▶ _Task to complete_:
Would you transcribe the listing that follows, character for character, and omit its images?

▶ _Data block_:
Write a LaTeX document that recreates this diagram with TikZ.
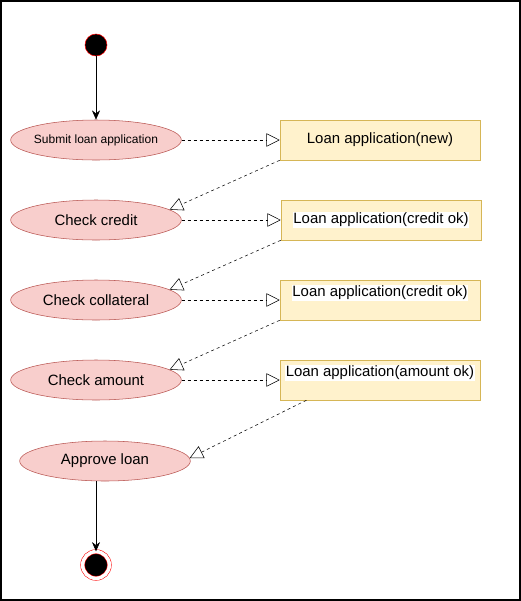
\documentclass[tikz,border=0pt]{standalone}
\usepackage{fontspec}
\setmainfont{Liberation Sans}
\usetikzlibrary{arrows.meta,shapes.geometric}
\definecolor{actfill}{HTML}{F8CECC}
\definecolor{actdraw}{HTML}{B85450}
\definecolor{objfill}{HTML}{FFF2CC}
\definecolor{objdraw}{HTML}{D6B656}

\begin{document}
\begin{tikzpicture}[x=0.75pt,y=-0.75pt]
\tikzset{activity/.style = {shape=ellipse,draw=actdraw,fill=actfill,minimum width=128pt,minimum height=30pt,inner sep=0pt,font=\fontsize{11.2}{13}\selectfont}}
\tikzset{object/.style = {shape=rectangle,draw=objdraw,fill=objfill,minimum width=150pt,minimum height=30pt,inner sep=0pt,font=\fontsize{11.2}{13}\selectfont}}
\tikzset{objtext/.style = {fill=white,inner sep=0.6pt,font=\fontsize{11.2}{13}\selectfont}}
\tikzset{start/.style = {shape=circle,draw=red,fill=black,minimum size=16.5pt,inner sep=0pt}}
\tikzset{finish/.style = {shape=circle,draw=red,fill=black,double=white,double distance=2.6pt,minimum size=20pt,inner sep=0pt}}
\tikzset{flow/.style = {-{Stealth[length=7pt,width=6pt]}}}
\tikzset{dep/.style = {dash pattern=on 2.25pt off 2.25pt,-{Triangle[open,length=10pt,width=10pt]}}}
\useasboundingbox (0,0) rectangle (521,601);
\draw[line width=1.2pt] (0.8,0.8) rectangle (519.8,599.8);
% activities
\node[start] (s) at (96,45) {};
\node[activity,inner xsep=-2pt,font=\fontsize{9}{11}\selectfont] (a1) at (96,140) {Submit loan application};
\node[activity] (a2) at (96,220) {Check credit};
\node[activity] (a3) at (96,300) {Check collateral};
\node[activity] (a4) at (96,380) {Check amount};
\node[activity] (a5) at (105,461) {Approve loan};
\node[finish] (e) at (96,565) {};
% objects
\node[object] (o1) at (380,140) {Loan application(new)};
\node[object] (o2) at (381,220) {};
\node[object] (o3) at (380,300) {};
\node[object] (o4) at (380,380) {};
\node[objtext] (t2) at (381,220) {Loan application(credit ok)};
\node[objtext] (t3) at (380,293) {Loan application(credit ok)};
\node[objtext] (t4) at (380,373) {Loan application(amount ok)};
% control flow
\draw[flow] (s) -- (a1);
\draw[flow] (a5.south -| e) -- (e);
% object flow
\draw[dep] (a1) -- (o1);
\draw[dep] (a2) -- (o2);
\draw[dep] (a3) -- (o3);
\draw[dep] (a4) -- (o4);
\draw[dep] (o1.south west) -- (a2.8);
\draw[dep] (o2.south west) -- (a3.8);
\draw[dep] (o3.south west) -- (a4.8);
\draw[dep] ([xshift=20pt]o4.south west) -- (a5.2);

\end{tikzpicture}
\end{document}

▶ _Output below_:
Write a LaTeX document that recreates this diagram with TikZ.
\documentclass[tikz,border=0pt]{standalone}
\usepackage{fontspec}
\setmainfont{Liberation Sans}
\usetikzlibrary{arrows.meta,shapes.geometric}
\definecolor{actfill}{HTML}{F8CECC}
\definecolor{actdraw}{HTML}{B85450}
\definecolor{objfill}{HTML}{FFF2CC}
\definecolor{objdraw}{HTML}{D6B656}

\begin{document}
\begin{tikzpicture}[x=0.75pt,y=-0.75pt]
\tikzset{activity/.style = {shape=ellipse,draw=actdraw,fill=actfill,minimum width=128pt,minimum height=30pt,inner sep=0pt,font=\fontsize{11.2}{13}\selectfont}}
\tikzset{object/.style = {shape=rectangle,draw=objdraw,fill=objfill,minimum width=150pt,minimum height=30pt,inner sep=0pt,font=\fontsize{11.2}{13}\selectfont}}
\tikzset{objtext/.style = {fill=white,inner sep=0.6pt,font=\fontsize{11.2}{13}\selectfont}}
\tikzset{start/.style = {shape=circle,draw=red,fill=black,minimum size=16.5pt,inner sep=0pt}}
\tikzset{finish/.style = {shape=circle,draw=red,fill=black,double=white,double distance=2.6pt,minimum size=20pt,inner sep=0pt}}
\tikzset{flow/.style = {-{Stealth[length=7pt,width=6pt]}}}
\tikzset{dep/.style = {dash pattern=on 2.25pt off 2.25pt,-{Triangle[open,length=10pt,width=10pt]}}}
\useasboundingbox (0,0) rectangle (521,601);
\draw[line width=1.2pt] (0.8,0.8) rectangle (519.8,599.8);
% activities
\node[start] (s) at (96,45) {};
\node[activity,inner xsep=-2pt,font=\fontsize{9}{11}\selectfont] (a1) at (96,140) {Submit loan application};
\node[activity] (a2) at (96,220) {Check credit};
\node[activity] (a3) at (96,300) {Check collateral};
\node[activity] (a4) at (96,380) {Check amount};
\node[activity] (a5) at (105,461) {Approve loan};
\node[finish] (e) at (96,565) {};
% objects
\node[object] (o1) at (380,140) {Loan application(new)};
\node[object] (o2) at (381,220) {};
\node[object] (o3) at (380,300) {};
\node[object] (o4) at (380,380) {};
\node[objtext] (t2) at (381,220) {Loan application(credit ok)};
\node[objtext] (t3) at (380,293) {Loan application(credit ok)};
\node[objtext] (t4) at (380,373) {Loan application(amount ok)};
% control flow
\draw[flow] (s) -- (a1);
\draw[flow] (a5.south -| e) -- (e);
% object flow
\draw[dep] (a1) -- (o1);
\draw[dep] (a2) -- (o2);
\draw[dep] (a3) -- (o3);
\draw[dep] (a4) -- (o4);
\draw[dep] (o1.south west) -- (a2.8);
\draw[dep] (o2.south west) -- (a3.8);
\draw[dep] (o3.south west) -- (a4.8);
\draw[dep] ([xshift=20pt]o4.south west) -- (a5.2);

\end{tikzpicture}
\end{document}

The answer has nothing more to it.